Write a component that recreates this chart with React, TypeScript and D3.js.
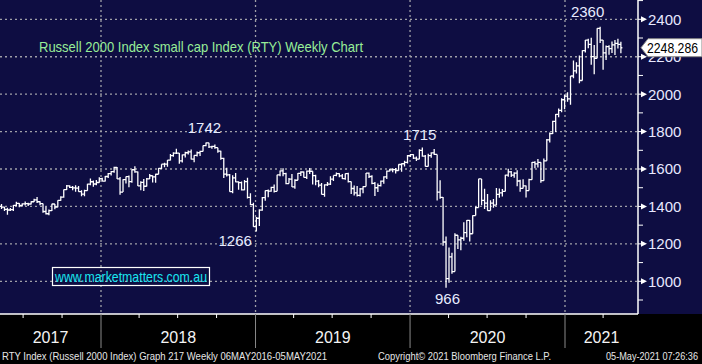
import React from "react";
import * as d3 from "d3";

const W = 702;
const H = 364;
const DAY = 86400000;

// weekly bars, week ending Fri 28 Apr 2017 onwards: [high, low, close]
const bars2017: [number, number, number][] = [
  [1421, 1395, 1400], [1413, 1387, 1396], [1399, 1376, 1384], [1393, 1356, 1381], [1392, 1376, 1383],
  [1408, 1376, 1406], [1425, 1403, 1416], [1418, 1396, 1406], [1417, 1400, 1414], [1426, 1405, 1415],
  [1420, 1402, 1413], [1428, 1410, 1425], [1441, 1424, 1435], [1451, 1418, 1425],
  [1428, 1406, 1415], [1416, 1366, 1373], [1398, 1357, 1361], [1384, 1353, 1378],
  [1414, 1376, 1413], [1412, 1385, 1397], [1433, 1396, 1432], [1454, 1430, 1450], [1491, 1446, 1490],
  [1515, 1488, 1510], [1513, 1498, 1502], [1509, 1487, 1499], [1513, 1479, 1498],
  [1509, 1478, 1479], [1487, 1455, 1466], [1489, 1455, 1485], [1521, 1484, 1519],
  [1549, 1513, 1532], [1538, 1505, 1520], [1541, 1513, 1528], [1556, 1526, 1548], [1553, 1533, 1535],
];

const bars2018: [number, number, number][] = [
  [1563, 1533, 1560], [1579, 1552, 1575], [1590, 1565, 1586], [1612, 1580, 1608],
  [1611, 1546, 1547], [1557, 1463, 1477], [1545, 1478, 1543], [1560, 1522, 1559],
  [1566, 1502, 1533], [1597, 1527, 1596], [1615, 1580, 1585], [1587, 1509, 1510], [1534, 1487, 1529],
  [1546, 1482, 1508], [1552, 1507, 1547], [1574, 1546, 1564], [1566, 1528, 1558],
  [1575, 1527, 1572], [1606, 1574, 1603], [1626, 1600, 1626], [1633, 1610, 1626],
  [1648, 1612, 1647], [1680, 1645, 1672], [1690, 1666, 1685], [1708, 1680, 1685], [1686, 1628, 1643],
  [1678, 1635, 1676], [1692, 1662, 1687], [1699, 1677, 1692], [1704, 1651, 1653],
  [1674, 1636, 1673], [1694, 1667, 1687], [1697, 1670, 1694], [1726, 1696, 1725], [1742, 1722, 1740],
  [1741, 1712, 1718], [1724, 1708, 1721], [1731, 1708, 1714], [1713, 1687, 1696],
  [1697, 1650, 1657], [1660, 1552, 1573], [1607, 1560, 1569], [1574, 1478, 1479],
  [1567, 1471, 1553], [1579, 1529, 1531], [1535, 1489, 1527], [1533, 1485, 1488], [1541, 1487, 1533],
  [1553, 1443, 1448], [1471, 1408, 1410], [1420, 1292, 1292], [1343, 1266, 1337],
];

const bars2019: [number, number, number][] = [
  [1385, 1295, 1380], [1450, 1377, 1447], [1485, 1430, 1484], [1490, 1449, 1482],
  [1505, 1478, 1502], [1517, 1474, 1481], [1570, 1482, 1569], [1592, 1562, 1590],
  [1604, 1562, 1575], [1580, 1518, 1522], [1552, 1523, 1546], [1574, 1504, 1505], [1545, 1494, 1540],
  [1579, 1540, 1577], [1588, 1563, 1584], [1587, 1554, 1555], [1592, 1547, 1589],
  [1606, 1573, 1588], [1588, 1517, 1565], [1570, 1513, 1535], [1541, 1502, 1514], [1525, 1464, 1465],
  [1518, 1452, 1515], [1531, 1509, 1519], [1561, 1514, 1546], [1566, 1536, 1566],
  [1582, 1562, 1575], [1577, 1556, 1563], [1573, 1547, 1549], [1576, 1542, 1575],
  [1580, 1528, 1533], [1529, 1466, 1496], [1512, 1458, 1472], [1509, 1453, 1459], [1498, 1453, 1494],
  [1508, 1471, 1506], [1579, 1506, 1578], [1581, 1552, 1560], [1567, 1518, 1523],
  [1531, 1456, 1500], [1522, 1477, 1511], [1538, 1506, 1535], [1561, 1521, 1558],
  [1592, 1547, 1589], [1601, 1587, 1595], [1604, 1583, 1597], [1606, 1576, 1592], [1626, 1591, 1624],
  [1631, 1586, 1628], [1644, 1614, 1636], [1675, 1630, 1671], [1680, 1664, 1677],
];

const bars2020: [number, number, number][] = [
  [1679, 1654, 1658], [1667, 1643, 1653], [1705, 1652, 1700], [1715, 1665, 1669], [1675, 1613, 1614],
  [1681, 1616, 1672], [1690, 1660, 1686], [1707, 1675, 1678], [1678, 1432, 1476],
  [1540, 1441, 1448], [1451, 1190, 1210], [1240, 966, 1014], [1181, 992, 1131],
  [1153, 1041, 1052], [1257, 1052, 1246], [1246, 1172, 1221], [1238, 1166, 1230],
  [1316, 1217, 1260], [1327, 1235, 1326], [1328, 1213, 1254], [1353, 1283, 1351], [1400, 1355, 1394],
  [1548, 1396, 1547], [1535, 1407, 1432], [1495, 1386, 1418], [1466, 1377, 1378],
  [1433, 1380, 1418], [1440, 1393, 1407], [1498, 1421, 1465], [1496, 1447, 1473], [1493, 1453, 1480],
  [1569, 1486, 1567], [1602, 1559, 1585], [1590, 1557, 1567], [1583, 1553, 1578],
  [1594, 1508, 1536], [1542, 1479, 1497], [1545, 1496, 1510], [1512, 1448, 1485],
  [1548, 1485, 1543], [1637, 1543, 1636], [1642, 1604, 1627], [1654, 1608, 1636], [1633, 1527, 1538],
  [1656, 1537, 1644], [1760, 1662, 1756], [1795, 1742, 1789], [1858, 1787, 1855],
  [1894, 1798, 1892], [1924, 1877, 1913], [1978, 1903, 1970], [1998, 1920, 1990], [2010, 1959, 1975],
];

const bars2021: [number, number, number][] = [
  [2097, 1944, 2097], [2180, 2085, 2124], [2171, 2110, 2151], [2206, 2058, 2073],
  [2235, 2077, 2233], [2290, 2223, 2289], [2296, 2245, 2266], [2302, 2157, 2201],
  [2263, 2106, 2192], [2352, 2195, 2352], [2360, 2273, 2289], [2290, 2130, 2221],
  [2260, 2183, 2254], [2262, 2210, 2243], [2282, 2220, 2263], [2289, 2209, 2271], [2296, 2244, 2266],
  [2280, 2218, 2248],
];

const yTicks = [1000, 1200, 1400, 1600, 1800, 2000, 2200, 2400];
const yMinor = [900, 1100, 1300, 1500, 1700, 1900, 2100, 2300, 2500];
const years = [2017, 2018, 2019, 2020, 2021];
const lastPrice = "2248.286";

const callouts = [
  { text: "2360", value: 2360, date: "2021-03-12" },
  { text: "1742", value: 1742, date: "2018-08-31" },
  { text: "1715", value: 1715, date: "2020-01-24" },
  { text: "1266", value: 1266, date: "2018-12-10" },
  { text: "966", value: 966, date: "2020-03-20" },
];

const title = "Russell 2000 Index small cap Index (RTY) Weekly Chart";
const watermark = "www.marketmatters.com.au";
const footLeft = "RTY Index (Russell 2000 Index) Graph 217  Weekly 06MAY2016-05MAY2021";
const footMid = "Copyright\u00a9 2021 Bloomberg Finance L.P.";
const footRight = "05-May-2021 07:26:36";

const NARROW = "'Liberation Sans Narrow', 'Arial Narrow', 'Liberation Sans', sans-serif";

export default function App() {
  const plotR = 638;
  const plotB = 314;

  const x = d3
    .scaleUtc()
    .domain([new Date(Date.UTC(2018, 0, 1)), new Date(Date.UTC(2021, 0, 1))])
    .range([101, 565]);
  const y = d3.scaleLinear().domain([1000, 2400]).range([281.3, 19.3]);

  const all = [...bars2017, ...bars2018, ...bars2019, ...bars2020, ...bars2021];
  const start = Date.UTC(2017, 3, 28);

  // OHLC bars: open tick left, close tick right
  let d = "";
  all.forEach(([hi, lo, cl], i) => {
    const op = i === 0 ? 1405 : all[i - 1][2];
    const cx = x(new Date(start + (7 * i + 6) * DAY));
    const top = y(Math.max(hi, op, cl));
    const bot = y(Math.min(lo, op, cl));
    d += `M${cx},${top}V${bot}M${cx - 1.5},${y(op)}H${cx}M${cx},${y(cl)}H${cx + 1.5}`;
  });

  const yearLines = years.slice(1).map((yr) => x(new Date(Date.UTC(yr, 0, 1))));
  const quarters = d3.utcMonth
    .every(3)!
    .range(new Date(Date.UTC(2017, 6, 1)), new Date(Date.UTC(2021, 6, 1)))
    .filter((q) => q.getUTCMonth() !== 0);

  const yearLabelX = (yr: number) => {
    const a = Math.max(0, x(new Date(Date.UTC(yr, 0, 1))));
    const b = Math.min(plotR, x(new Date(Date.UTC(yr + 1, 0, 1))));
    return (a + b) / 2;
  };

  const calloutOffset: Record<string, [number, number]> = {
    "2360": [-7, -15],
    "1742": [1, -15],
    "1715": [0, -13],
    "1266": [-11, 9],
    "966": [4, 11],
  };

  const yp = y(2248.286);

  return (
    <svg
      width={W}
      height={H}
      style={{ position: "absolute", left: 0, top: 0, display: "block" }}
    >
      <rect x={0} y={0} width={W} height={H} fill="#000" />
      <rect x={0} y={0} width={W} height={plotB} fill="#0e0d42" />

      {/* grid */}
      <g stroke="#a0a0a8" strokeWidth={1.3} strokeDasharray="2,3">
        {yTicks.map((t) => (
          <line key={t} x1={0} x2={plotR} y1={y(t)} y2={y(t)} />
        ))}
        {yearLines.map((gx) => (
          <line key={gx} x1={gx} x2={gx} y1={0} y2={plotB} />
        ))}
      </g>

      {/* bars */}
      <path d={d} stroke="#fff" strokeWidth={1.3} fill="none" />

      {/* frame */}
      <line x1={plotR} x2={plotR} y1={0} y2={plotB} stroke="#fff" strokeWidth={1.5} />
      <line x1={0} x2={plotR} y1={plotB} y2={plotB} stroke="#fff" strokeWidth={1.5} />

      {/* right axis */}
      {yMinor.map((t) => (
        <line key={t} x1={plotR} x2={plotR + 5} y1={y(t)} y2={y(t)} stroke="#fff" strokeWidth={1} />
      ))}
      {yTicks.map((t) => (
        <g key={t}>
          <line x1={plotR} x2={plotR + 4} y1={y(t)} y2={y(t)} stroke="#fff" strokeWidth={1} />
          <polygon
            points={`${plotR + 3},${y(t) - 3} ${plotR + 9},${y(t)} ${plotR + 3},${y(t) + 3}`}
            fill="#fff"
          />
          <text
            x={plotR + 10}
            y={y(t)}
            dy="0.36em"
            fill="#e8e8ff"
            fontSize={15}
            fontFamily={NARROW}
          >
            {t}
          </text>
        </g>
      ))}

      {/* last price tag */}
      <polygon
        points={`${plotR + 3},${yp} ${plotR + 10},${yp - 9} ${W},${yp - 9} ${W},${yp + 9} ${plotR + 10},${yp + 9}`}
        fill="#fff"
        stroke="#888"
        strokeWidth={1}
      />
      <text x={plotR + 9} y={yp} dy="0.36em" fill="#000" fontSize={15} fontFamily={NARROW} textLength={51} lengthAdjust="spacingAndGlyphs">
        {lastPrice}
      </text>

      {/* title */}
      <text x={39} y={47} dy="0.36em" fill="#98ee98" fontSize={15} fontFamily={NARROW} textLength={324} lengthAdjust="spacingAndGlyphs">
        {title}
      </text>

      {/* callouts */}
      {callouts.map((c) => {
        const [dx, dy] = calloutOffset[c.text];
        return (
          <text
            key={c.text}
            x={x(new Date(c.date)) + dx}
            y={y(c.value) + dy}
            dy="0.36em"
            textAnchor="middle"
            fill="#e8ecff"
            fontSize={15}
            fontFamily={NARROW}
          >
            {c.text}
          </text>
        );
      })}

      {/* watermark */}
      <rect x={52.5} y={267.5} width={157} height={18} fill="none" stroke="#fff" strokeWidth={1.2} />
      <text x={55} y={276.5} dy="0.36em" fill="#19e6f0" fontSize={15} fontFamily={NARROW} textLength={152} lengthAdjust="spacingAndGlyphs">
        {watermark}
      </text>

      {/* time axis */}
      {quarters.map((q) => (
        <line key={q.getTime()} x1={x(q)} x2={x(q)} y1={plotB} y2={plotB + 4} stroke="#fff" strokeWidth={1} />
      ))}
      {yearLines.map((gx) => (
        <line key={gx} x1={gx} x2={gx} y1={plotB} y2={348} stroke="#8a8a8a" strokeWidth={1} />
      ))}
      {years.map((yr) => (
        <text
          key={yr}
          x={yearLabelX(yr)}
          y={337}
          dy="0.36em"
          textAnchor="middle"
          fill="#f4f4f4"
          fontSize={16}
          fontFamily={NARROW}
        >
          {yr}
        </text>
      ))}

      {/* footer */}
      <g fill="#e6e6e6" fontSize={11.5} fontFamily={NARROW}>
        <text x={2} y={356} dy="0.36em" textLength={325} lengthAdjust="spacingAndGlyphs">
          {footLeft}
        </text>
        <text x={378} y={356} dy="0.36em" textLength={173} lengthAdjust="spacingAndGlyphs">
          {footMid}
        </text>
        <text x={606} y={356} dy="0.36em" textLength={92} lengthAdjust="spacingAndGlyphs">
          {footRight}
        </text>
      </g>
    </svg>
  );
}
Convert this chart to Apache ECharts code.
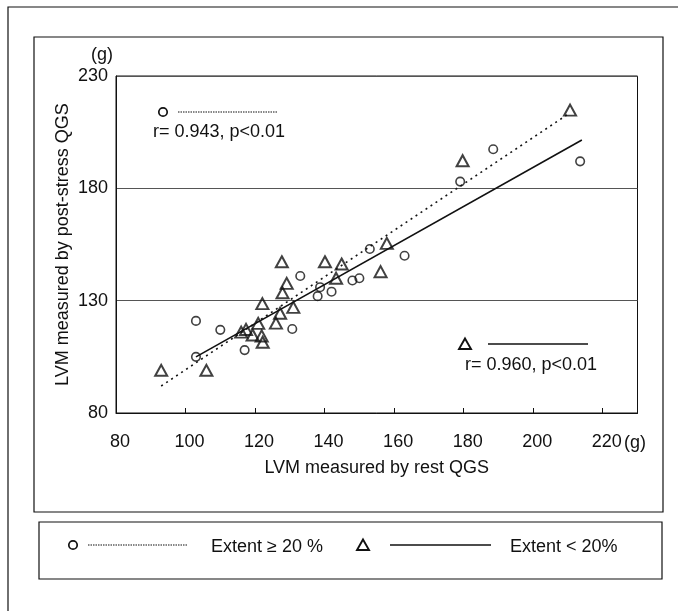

☆ ☆ ☆ ☆ ☆ ☆ ☆

Return each full line of the entries that contains the word "this".

## [Result]
Write a component that recreates this chart with React, TypeScript and D3.js.
Convert this chart to Apache ECharts code.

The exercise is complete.